> **What you need to do**
Output only the lines running from the line bearing "Rebuild this chart" through the line bearing "var y = d3.scaleLinear().domain([0, 26]).range([671, 60.3]);", character for character.

----- Listed entries -----

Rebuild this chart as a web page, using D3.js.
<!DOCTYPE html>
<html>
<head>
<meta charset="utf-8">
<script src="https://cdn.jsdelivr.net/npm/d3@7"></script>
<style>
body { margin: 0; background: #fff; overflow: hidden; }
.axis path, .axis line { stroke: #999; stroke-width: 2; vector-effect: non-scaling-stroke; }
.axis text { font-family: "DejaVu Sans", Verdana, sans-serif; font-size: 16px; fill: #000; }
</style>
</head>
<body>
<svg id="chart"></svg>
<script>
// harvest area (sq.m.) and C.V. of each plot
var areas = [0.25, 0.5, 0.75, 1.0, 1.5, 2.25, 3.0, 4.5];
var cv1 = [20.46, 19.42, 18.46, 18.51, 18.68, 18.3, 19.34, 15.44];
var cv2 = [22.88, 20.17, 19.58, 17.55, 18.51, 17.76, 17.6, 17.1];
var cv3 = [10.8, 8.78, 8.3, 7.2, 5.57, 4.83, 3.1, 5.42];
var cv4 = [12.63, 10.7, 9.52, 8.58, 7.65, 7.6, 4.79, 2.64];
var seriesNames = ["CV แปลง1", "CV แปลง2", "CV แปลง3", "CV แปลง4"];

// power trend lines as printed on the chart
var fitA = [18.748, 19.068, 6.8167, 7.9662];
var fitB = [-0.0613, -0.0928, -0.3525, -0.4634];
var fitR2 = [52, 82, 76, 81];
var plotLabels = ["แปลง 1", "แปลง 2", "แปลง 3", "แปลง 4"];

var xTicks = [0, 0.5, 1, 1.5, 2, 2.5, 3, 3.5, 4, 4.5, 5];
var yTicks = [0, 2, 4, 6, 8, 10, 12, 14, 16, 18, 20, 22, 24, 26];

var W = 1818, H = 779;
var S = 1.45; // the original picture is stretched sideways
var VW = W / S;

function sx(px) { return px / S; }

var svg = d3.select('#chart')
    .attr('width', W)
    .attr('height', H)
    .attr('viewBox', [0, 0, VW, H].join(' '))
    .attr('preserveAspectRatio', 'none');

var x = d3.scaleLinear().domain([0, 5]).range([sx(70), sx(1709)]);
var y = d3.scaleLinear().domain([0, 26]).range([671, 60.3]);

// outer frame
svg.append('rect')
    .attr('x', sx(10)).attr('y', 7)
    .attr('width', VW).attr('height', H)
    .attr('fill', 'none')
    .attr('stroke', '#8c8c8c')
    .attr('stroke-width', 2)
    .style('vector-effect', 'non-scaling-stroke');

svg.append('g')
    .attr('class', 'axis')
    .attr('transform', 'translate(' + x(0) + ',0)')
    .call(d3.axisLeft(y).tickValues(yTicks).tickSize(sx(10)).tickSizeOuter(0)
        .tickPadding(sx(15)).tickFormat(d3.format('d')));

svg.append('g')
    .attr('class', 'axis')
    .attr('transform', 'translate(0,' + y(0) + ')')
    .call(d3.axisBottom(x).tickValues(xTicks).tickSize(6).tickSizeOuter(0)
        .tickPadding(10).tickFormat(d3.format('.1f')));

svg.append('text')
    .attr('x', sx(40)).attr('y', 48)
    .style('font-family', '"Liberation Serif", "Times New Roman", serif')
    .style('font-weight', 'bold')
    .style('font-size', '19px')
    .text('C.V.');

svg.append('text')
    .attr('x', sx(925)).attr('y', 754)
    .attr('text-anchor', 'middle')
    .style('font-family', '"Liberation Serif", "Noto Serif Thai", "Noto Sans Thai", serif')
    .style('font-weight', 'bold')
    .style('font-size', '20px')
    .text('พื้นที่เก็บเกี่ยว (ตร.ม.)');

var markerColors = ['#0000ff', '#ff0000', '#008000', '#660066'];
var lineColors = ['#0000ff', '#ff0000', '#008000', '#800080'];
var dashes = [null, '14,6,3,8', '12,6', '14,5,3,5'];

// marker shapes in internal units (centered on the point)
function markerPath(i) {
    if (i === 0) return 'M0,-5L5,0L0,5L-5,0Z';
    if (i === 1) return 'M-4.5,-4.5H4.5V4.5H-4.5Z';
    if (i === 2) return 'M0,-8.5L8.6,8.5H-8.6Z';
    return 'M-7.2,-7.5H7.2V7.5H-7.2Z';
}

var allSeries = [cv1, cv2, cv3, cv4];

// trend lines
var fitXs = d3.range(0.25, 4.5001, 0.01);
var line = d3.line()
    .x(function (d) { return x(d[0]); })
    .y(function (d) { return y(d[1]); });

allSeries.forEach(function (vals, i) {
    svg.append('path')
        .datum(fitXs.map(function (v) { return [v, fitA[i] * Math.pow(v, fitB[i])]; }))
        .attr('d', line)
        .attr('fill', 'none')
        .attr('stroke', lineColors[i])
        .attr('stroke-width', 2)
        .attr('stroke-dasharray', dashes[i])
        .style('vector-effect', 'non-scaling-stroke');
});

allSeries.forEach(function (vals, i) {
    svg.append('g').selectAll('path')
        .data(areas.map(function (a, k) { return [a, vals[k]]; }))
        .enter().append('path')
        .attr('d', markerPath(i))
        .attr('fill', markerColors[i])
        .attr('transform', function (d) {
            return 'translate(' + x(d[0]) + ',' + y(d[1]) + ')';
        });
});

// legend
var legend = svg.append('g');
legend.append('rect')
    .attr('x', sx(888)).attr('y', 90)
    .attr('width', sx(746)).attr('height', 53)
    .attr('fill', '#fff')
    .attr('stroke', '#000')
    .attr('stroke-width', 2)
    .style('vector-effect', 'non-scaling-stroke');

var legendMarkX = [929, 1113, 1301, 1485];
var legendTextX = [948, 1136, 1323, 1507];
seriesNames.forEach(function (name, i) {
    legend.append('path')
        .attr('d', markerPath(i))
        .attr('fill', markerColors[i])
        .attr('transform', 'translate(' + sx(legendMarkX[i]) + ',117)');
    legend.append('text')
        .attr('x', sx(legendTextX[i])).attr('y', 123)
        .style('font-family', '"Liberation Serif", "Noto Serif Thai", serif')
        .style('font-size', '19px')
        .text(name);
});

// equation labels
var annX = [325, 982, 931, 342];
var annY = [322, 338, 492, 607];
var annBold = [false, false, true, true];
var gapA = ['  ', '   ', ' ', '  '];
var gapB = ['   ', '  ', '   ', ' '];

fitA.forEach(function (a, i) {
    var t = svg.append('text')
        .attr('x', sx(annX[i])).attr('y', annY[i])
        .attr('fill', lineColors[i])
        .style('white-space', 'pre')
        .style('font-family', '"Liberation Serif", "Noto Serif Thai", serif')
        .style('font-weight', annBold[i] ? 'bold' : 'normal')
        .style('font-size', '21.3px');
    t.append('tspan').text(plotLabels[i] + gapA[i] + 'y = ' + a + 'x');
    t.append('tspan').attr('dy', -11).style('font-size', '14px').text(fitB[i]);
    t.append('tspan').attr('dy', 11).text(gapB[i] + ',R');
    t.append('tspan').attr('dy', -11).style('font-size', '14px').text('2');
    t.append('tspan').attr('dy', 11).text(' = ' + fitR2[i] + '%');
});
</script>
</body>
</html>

-----
----- Listed entries -----

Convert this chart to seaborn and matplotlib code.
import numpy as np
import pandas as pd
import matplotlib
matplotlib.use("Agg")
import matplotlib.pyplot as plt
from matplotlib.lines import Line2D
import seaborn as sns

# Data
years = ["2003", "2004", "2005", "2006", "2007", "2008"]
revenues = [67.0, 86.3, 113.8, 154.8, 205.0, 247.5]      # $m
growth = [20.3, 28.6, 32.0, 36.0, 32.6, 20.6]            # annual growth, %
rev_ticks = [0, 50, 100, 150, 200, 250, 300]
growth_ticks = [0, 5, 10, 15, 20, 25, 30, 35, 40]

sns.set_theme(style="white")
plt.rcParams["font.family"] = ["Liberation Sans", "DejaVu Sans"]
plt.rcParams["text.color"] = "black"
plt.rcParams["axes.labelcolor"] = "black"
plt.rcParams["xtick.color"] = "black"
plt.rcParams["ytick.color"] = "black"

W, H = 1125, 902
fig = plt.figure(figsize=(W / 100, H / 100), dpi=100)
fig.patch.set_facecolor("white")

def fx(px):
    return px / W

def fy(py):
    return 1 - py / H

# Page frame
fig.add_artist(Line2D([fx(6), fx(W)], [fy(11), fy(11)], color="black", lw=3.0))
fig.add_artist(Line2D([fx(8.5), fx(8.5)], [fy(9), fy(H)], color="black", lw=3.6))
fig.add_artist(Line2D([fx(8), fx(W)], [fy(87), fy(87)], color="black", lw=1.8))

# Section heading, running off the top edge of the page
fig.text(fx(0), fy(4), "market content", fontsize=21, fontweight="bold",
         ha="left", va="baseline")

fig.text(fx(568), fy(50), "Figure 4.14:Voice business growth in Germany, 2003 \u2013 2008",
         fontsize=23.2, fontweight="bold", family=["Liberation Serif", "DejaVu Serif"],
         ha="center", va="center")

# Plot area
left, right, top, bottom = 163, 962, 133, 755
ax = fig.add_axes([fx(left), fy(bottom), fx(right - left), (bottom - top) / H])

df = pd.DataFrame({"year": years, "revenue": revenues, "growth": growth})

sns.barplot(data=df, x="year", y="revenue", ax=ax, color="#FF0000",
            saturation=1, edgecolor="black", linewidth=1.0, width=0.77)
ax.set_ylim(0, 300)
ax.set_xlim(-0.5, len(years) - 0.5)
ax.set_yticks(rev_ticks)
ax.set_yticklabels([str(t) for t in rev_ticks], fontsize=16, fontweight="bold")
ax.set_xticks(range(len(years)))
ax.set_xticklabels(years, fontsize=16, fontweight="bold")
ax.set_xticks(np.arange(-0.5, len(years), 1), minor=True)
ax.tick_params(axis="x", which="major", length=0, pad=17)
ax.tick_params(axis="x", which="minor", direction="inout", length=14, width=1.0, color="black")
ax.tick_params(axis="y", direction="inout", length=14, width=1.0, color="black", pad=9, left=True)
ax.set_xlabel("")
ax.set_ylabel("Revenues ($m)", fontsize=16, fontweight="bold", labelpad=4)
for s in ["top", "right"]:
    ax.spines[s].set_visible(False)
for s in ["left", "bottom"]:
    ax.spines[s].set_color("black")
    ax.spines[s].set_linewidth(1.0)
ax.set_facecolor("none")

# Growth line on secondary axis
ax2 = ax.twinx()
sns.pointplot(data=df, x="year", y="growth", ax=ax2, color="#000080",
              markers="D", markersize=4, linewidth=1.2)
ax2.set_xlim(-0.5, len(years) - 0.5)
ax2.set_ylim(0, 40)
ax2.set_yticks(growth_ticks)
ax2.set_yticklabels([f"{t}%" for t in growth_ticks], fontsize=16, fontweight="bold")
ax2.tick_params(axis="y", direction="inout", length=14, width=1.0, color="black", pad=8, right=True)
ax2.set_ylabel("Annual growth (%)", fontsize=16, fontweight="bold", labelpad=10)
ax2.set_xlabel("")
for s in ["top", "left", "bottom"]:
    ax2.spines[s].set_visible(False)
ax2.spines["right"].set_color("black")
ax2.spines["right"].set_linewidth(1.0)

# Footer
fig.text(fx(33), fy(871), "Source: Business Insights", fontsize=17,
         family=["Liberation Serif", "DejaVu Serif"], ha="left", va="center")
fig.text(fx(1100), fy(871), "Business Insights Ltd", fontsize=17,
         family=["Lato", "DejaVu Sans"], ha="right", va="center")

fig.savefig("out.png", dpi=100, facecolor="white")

-----

> **Exercise answer**
Rebuild this chart as a web page, using D3.js.
<!DOCTYPE html>
<html>
<head>
<meta charset="utf-8">
<script src="https://cdn.jsdelivr.net/npm/d3@7"></script>
<style>
body { margin: 0; background: #fff; overflow: hidden; }
.axis path, .axis line { stroke: #999; stroke-width: 2; vector-effect: non-scaling-stroke; }
.axis text { font-family: "DejaVu Sans", Verdana, sans-serif; font-size: 16px; fill: #000; }
</style>
</head>
<body>
<svg id="chart"></svg>
<script>
// harvest area (sq.m.) and C.V. of each plot
var areas = [0.25, 0.5, 0.75, 1.0, 1.5, 2.25, 3.0, 4.5];
var cv1 = [20.46, 19.42, 18.46, 18.51, 18.68, 18.3, 19.34, 15.44];
var cv2 = [22.88, 20.17, 19.58, 17.55, 18.51, 17.76, 17.6, 17.1];
var cv3 = [10.8, 8.78, 8.3, 7.2, 5.57, 4.83, 3.1, 5.42];
var cv4 = [12.63, 10.7, 9.52, 8.58, 7.65, 7.6, 4.79, 2.64];
var seriesNames = ["CV แปลง1", "CV แปลง2", "CV แปลง3", "CV แปลง4"];

// power trend lines as printed on the chart
var fitA = [18.748, 19.068, 6.8167, 7.9662];
var fitB = [-0.0613, -0.0928, -0.3525, -0.4634];
var fitR2 = [52, 82, 76, 81];
var plotLabels = ["แปลง 1", "แปลง 2", "แปลง 3", "แปลง 4"];

var xTicks = [0, 0.5, 1, 1.5, 2, 2.5, 3, 3.5, 4, 4.5, 5];
var yTicks = [0, 2, 4, 6, 8, 10, 12, 14, 16, 18, 20, 22, 24, 26];

var W = 1818, H = 779;
var S = 1.45; // the original picture is stretched sideways
var VW = W / S;

function sx(px) { return px / S; }

var svg = d3.select('#chart')
    .attr('width', W)
    .attr('height', H)
    .attr('viewBox', [0, 0, VW, H].join(' '))
    .attr('preserveAspectRatio', 'none');

var x = d3.scaleLinear().domain([0, 5]).range([sx(70), sx(1709)]);
var y = d3.scaleLinear().domain([0, 26]).range([671, 60.3]);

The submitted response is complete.